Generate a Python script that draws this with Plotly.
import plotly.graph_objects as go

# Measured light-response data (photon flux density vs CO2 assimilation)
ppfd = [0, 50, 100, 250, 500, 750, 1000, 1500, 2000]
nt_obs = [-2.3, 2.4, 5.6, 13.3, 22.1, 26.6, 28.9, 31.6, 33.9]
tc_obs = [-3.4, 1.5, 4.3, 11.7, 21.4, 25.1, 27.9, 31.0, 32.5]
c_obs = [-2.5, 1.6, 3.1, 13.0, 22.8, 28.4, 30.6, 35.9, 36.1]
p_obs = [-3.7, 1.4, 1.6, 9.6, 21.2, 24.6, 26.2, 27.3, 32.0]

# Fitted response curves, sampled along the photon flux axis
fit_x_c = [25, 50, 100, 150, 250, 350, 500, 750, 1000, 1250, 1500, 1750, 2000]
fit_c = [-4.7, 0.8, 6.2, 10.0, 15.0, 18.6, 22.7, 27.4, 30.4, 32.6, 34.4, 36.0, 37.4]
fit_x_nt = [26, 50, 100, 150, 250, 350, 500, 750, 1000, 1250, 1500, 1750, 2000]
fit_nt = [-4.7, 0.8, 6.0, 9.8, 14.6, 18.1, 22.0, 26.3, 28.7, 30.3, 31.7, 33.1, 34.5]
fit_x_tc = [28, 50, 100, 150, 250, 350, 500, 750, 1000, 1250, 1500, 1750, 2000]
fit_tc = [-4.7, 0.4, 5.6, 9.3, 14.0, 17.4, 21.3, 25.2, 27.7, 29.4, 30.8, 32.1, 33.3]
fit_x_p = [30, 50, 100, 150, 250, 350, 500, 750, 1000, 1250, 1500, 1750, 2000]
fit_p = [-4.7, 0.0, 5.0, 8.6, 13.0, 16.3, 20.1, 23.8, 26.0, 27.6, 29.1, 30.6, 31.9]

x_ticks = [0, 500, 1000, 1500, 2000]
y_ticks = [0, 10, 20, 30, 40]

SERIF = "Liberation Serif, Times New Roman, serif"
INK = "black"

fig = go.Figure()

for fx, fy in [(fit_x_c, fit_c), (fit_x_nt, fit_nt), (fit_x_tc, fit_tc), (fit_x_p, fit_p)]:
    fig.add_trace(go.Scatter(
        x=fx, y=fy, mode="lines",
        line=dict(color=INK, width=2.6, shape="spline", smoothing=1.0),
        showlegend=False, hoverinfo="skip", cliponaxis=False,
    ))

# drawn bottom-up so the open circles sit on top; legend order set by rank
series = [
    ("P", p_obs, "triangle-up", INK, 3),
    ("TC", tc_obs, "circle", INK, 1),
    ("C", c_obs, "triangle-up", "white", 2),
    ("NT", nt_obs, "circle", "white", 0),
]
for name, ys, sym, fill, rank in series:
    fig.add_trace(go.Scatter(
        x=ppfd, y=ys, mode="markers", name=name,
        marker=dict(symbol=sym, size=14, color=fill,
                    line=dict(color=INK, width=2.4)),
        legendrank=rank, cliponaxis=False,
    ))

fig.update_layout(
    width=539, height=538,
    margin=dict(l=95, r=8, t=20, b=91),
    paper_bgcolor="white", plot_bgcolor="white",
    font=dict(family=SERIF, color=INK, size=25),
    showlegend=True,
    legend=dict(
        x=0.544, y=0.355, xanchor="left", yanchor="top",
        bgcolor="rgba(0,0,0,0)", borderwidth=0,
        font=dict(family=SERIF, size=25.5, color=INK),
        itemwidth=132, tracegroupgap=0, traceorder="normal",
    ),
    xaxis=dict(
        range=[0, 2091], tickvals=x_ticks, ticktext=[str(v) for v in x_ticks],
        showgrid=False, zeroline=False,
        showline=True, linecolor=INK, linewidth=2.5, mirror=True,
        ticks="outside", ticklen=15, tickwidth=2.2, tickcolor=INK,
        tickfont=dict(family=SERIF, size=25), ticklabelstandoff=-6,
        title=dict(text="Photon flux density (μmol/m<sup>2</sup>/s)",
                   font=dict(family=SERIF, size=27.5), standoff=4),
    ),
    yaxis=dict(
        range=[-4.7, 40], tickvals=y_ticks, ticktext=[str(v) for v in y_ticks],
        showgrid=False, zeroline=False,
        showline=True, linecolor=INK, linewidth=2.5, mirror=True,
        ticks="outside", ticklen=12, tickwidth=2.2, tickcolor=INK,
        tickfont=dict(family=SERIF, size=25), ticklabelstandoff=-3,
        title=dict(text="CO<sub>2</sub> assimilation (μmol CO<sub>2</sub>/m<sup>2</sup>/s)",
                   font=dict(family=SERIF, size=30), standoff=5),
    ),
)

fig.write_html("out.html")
● ● ● ● ●
- [Stated problem]
All of the material above needs to be copied exactly.

- [Response to the exercise]
Generate a Python script that draws this with Plotly.
import plotly.graph_objects as go

# Measured light-response data (photon flux density vs CO2 assimilation)
ppfd = [0, 50, 100, 250, 500, 750, 1000, 1500, 2000]
nt_obs = [-2.3, 2.4, 5.6, 13.3, 22.1, 26.6, 28.9, 31.6, 33.9]
tc_obs = [-3.4, 1.5, 4.3, 11.7, 21.4, 25.1, 27.9, 31.0, 32.5]
c_obs = [-2.5, 1.6, 3.1, 13.0, 22.8, 28.4, 30.6, 35.9, 36.1]
p_obs = [-3.7, 1.4, 1.6, 9.6, 21.2, 24.6, 26.2, 27.3, 32.0]

# Fitted response curves, sampled along the photon flux axis
fit_x_c = [25, 50, 100, 150, 250, 350, 500, 750, 1000, 1250, 1500, 1750, 2000]
fit_c = [-4.7, 0.8, 6.2, 10.0, 15.0, 18.6, 22.7, 27.4, 30.4, 32.6, 34.4, 36.0, 37.4]
fit_x_nt = [26, 50, 100, 150, 250, 350, 500, 750, 1000, 1250, 1500, 1750, 2000]
fit_nt = [-4.7, 0.8, 6.0, 9.8, 14.6, 18.1, 22.0, 26.3, 28.7, 30.3, 31.7, 33.1, 34.5]
fit_x_tc = [28, 50, 100, 150, 250, 350, 500, 750, 1000, 1250, 1500, 1750, 2000]
fit_tc = [-4.7, 0.4, 5.6, 9.3, 14.0, 17.4, 21.3, 25.2, 27.7, 29.4, 30.8, 32.1, 33.3]
fit_x_p = [30, 50, 100, 150, 250, 350, 500, 750, 1000, 1250, 1500, 1750, 2000]
fit_p = [-4.7, 0.0, 5.0, 8.6, 13.0, 16.3, 20.1, 23.8, 26.0, 27.6, 29.1, 30.6, 31.9]

x_ticks = [0, 500, 1000, 1500, 2000]
y_ticks = [0, 10, 20, 30, 40]

SERIF = "Liberation Serif, Times New Roman, serif"
INK = "black"

fig = go.Figure()

for fx, fy in [(fit_x_c, fit_c), (fit_x_nt, fit_nt), (fit_x_tc, fit_tc), (fit_x_p, fit_p)]:
    fig.add_trace(go.Scatter(
        x=fx, y=fy, mode="lines",
        line=dict(color=INK, width=2.6, shape="spline", smoothing=1.0),
        showlegend=False, hoverinfo="skip", cliponaxis=False,
    ))

# drawn bottom-up so the open circles sit on top; legend order set by rank
series = [
    ("P", p_obs, "triangle-up", INK, 3),
    ("TC", tc_obs, "circle", INK, 1),
    ("C", c_obs, "triangle-up", "white", 2),
    ("NT", nt_obs, "circle", "white", 0),
]
for name, ys, sym, fill, rank in series:
    fig.add_trace(go.Scatter(
        x=ppfd, y=ys, mode="markers", name=name,
        marker=dict(symbol=sym, size=14, color=fill,
                    line=dict(color=INK, width=2.4)),
        legendrank=rank, cliponaxis=False,
    ))

fig.update_layout(
    width=539, height=538,
    margin=dict(l=95, r=8, t=20, b=91),
    paper_bgcolor="white", plot_bgcolor="white",
    font=dict(family=SERIF, color=INK, size=25),
    showlegend=True,
    legend=dict(
        x=0.544, y=0.355, xanchor="left", yanchor="top",
        bgcolor="rgba(0,0,0,0)", borderwidth=0,
        font=dict(family=SERIF, size=25.5, color=INK),
        itemwidth=132, tracegroupgap=0, traceorder="normal",
    ),
    xaxis=dict(
        range=[0, 2091], tickvals=x_ticks, ticktext=[str(v) for v in x_ticks],
        showgrid=False, zeroline=False,
        showline=True, linecolor=INK, linewidth=2.5, mirror=True,
        ticks="outside", ticklen=15, tickwidth=2.2, tickcolor=INK,
        tickfont=dict(family=SERIF, size=25), ticklabelstandoff=-6,
        title=dict(text="Photon flux density (μmol/m<sup>2</sup>/s)",
                   font=dict(family=SERIF, size=27.5), standoff=4),
    ),
    yaxis=dict(
        range=[-4.7, 40], tickvals=y_ticks, ticktext=[str(v) for v in y_ticks],
        showgrid=False, zeroline=False,
        showline=True, linecolor=INK, linewidth=2.5, mirror=True,
        ticks="outside", ticklen=12, tickwidth=2.2, tickcolor=INK,
        tickfont=dict(family=SERIF, size=25), ticklabelstandoff=-3,
        title=dict(text="CO<sub>2</sub> assimilation (μmol CO<sub>2</sub>/m<sup>2</sup>/s)",
                   font=dict(family=SERIF, size=30), standoff=5),
    ),
)

fig.write_html("out.html")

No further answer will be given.